Pilze können unterschiedlichste organische Materialien abbauen und in neue Produkte umwandeln. Das macht sie besonders interessant für zukünftige Kreislaufwirtschaftsanwendungen sowie zu einer vielversprechenden biobasierten Lösung, um Kreisläufe zu schließen und fossile Rohstoffe zu ersetzen. In einer Studie der Pilz GmbH (beauftragt vom BMLUK) wurde das Potenzial pilzbasierter Technologien für die österreichische Kreislaufwirtschaft nun genauer unter die Lupe genommen. Ausgangspunkt der Untersuchung war das Ziel der Europäischen Union, bis 2050 eine vollständig klimaneutrale Wirtschaft zu schaffen. Pilze besitzen die einzigartige Fähigkeit, unterschiedlichste organische Materialien zu zersetzen und in neue Produkte umzuwandeln.
Drei Kernbereiche mit großem Potenzial
Im Bereich der Lebensmittelproduktion können durch Pilze nachwachsende lignocellulosehaltige Reststoffe wie Sägespäne, Stroh oder Hanfpellets zu hochwertigen Lebensmitteln umgewandelt werden. Österreich ist in diesem Bereich bereits gut aufgestellt: Mehr als 30 Betriebe wurden identifiziert. Besonders hervorzuheben ist dabei die regionale Verwertung land- und forstwirtschaftlicher Reststoffe als Substrat für die Pilzzucht. Dabei entstehen pro Kilogramm Frischpilze bis zu fünf Kilogramm abgeerntetes Substrat – ein wertvoller Rohstoff, der bislang nur unzureichend genutzt wird, etwa für Kompostierung, Tierfutter oder Biogasproduktion.
Wesentlich unerschlossener ist dagegen der Bereich der Materialproduktion. Hier wurden in Österreich nur zwei aktive Unternehmen identifiziert, obwohl international bereits gezeigt wird, welches Potenzial für diesen Anwendungsbereich in Pilz-Myzel steckt: Pilzbasierte Werkstoffe finden weltweit Verwertung als biologisch abbaubare Verpackungen, Dämmstoffe, schallabsorbierende Paneele oder lederähnliche Materialien. Sie könnten langfristig petrochemische Produkte ersetzen und damit entscheidend zur Dekarbonisierung beitragen.
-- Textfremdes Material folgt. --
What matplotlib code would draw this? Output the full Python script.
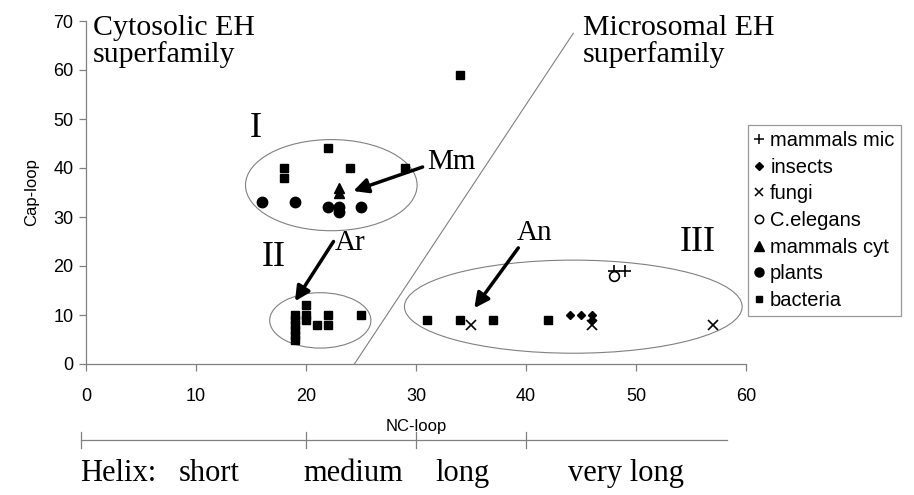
import matplotlib
matplotlib.use("Agg")
import matplotlib.pyplot as plt
from matplotlib.patches import Ellipse
from matplotlib.lines import Line2D

# data (NC-loop, Cap-loop)
mammals_mic_x = [48, 49]
mammals_mic_y = [19, 19]
insects_x = [44, 45, 46, 46]
insects_y = [10, 10, 10, 9]
fungi_x = [35, 46, 57]
fungi_y = [8, 8, 8]
celegans_x = [48]
celegans_y = [18]
mammals_cyt_x = [23, 23]
mammals_cyt_y = [36, 35]
plants_x = [16, 19, 22, 23, 23, 25]
plants_y = [33, 33, 32, 32, 31, 32]
bacteria_x = [18, 18, 22, 24, 29, 34,
              19, 19, 19, 19, 19, 19, 20, 20, 20, 21, 22, 22, 25,
              31, 34, 37, 42]
bacteria_y = [40, 38, 44, 40, 40, 59,
              5, 6, 7, 8, 9, 10, 12, 10, 9, 8, 8, 10, 10,
              9, 9, 9, 9]

helix_ticks = [0, 20, 30, 40]
helix_end = 58.3
helix_labels = ["Helix:", "short", "medium", "long", "very long"]
helix_label_x = [-0.5, 8.4, 19.8, 31.8, 43.8]

serif = "Liberation Serif"
sans = "Liberation Sans"

fig = plt.figure(figsize=(9.14, 4.95), dpi=100)
ax = fig.add_axes([86 / 914, 1 - 364 / 495, 660 / 914, 343 / 495])
ax.set_xlim(0, 60)
ax.set_ylim(0, 70)

gray = "#808080"
for s in ["top", "right"]:
    ax.spines[s].set_visible(False)
for s in ["left", "bottom"]:
    ax.spines[s].set_color(gray)
    ax.spines[s].set_linewidth(0.9)
ax.set_xticks(range(0, 61, 10))
ax.set_yticks(range(0, 71, 10))
ax.tick_params(colors=gray, labelcolor="black", length=5, width=0.9,
               labelsize=13, pad=12)
ax.tick_params(axis="y", pad=4)
for lab in ax.get_xticklabels() + ax.get_yticklabels():
    lab.set_fontfamily(sans)
ax.set_xlabel("NC-loop", fontsize=12, fontfamily=sans, labelpad=10)
ax.set_ylabel("Cap-loop", fontsize=12, fontfamily=sans, labelpad=10)

# series
ax.plot(mammals_mic_x, mammals_mic_y, "+", color="black", ms=8, mew=1.2, clip_on=False)
ax.plot(insects_x, insects_y, "D", color="black", ms=4.5, clip_on=False)
ax.plot(fungi_x, fungi_y, "x", color="black", ms=7, mew=1.2, clip_on=False)
ax.plot(celegans_x, celegans_y, "o", mfc="white", mec="black", ms=7, mew=1.2)
ax.plot(mammals_cyt_x, mammals_cyt_y, "^", color="black", ms=7.5)
ax.plot(plants_x, plants_y, "o", color="black", ms=7.5)
ax.plot(bacteria_x, bacteria_y, "s", color="black", ms=5.8)

# group ellipses
ax.add_patch(Ellipse((22.3, 36.5), 15.6, 18.6, fill=False, ec=gray, lw=0.8))
ax.add_patch(Ellipse((21.3, 8.9), 9.2, 11.3, fill=False, ec=gray, lw=0.8))
ax.add_patch(Ellipse((44.3, 11.7), 30.7, 19.0, fill=False, ec=gray, lw=0.8))

# superfamily divider
ax.plot([24.4, 44.3], [0, 67.5], color=gray, lw=0.8)

ax.text(0.6, 71.3, "Cytosolic EH\nsuperfamily", fontsize=21.5, fontfamily=serif,
        va="top", linespacing=1.0)
ax.text(45.2, 71.3, "Microsomal EH\nsuperfamily", fontsize=21.5, fontfamily=serif,
        va="top", linespacing=1.0)

ax.text(14.9, 48.0, "I", fontsize=26, fontfamily=serif, va="center")
ax.text(16.0, 21.8, "II", fontsize=26, fontfamily=serif, va="center")
ax.text(54.0, 24.8, "III", fontsize=26, fontfamily=serif, va="center")

arrow = dict(arrowstyle="-|>", color="black", lw=2.5, mutation_scale=22,
             shrinkA=0, shrinkB=0)
ax.annotate("", xy=(24.3, 35.3), xytext=(30.6, 40.2), arrowprops=arrow)
ax.text(31.0, 41.2, "Mm", fontsize=21, fontfamily=serif, va="center")
ax.annotate("", xy=(19.0, 12.8), xytext=(22.5, 25.0), arrowprops=arrow)
ax.text(22.6, 24.6, "Ar", fontsize=21, fontfamily=serif, va="center")
ax.annotate("", xy=(35.3, 11.4), xytext=(39.3, 23.7), arrowprops=arrow)
ax.text(39.2, 26.8, "An", fontsize=21, fontfamily=serif, va="center")

# helix length scale under the axis
y_line = -15.5
ax.plot([helix_ticks[0] - 0.5, helix_end], [y_line, y_line], color=gray,
        lw=0.9, clip_on=False)
for t in helix_ticks:
    xt = t - 0.5 if t == 0 else t
    ax.plot([xt, xt], [y_line + 1.6, y_line - 1.6], color=gray, lw=0.9,
            clip_on=False)
for lx, lab in zip(helix_label_x, helix_labels):
    ax.text(lx, -22.4, lab, fontsize=22, fontfamily=serif, va="center")

# legend (smaller markers than in the plot, as in the original)
handles = [
    Line2D([], [], ls="", marker="+", color="black", ms=7, mew=1.1),
    Line2D([], [], ls="", marker="D", color="black", ms=4),
    Line2D([], [], ls="", marker="x", color="black", ms=6, mew=1.1),
    Line2D([], [], ls="", marker="o", mfc="white", mec="black", ms=6, mew=1.1),
    Line2D([], [], ls="", marker="^", color="black", ms=6.5),
    Line2D([], [], ls="", marker="o", color="black", ms=6.5),
    Line2D([], [], ls="", marker="s", color="black", ms=5),
]
names = ["mammals mic", "insects", "fungi", "C.elegans", "mammals cyt",
         "plants", "bacteria"]
leg = fig.legend(handles, names, loc="upper left",
                 bbox_to_anchor=(748 / 914, 1 - 125 / 495),
                 prop={"family": sans, "size": 14.5}, frameon=True,
                 fancybox=False, edgecolor=gray, handlelength=0.45,
                 handletextpad=0.35, labelspacing=0.38, borderpad=0.3,
                 borderaxespad=0)
leg.get_frame().set_linewidth(0.9)

fig.savefig("out.png", dpi=100)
Auch in der Abfallbehandlung zeigen Pilze beeindruckende Leistungen: Dank ihrer enzymatischen Fähigkeiten können sie komplexe organische Schadstoffe abbauen, Böden regenerieren und selbst Kunststoffe oder Mikroplastik zersetzen. Die sogenannte Mykoremediation – also die Nutzung von Pilzen zur biologischen Sanierung – gilt dabei als vielversprechende Technologie mit breitem Anwendungspotenzial in der Abfallverwertung.
Besonders interessant ist aber gemäß der Studie das Zusammenspiel der drei Bereiche: Das abgeerntete Substrat aus der Speisepilzproduktion kann nicht nur kompostiert, sondern auch für die Herstellung neuer Materialien oder als Rohstoffquelle in der Abfallbehandlung genutzt werden. Damit entsteht ein nahezu geschlossener Kreislauf, in dem Pilze eine doppelte Rolle übernehmen, als Produzenten neuer Wertstoffe und als natürliche Recycler.
Herausforderungen und
Handlungsfelder
Trotz der ökologischen und ökonomischen Chancen steht die Branche noch am Anfang. Die vorliegende Pilz-Studie identifiziert mehrere Hindernisse: eine schwache Vernetzung innerhalb der Betriebe, fehlende gesetzliche Klarheit etwa bei der Einstufung von Pilzmyzel als Novel Food, unzureichende Förderinstrumente sowie eine geringe öffentliche Wahrnehmung. Hinzu kommt eine deutliche Lücke zwischen Forschung und praktischer Umsetzung. Um das Potenzial zu heben, nennen die Studienautoren acht Handlungsfelder: Ausbau von Forschungskooperationen, gezielte Förderprogramme für kleine und mittlere Betriebe, klarere regulatorische Leitplanken, Aufbau von Infrastruktur, bessere Wissensvermittlung, Bewusstseinsbildung und die systematische Nutzung von Reststoffen.
Die Studie „Pilze: Rohstoff für vielseitige Anwendungen in einer regionalen und biobasierten Kreislaufwirtschaft“ macht insgesamt deutlich: Österreichs Pilzwirtschaft verfügt über ein bislang kaum genutztes Potenzial. Mit gezielter Förderung, verstärkter Forschung und besseren Rahmenbedingungen kann sie sich aber zu einem wichtigen Baustein der heimischen Kreislaufwirtschaft entwickeln.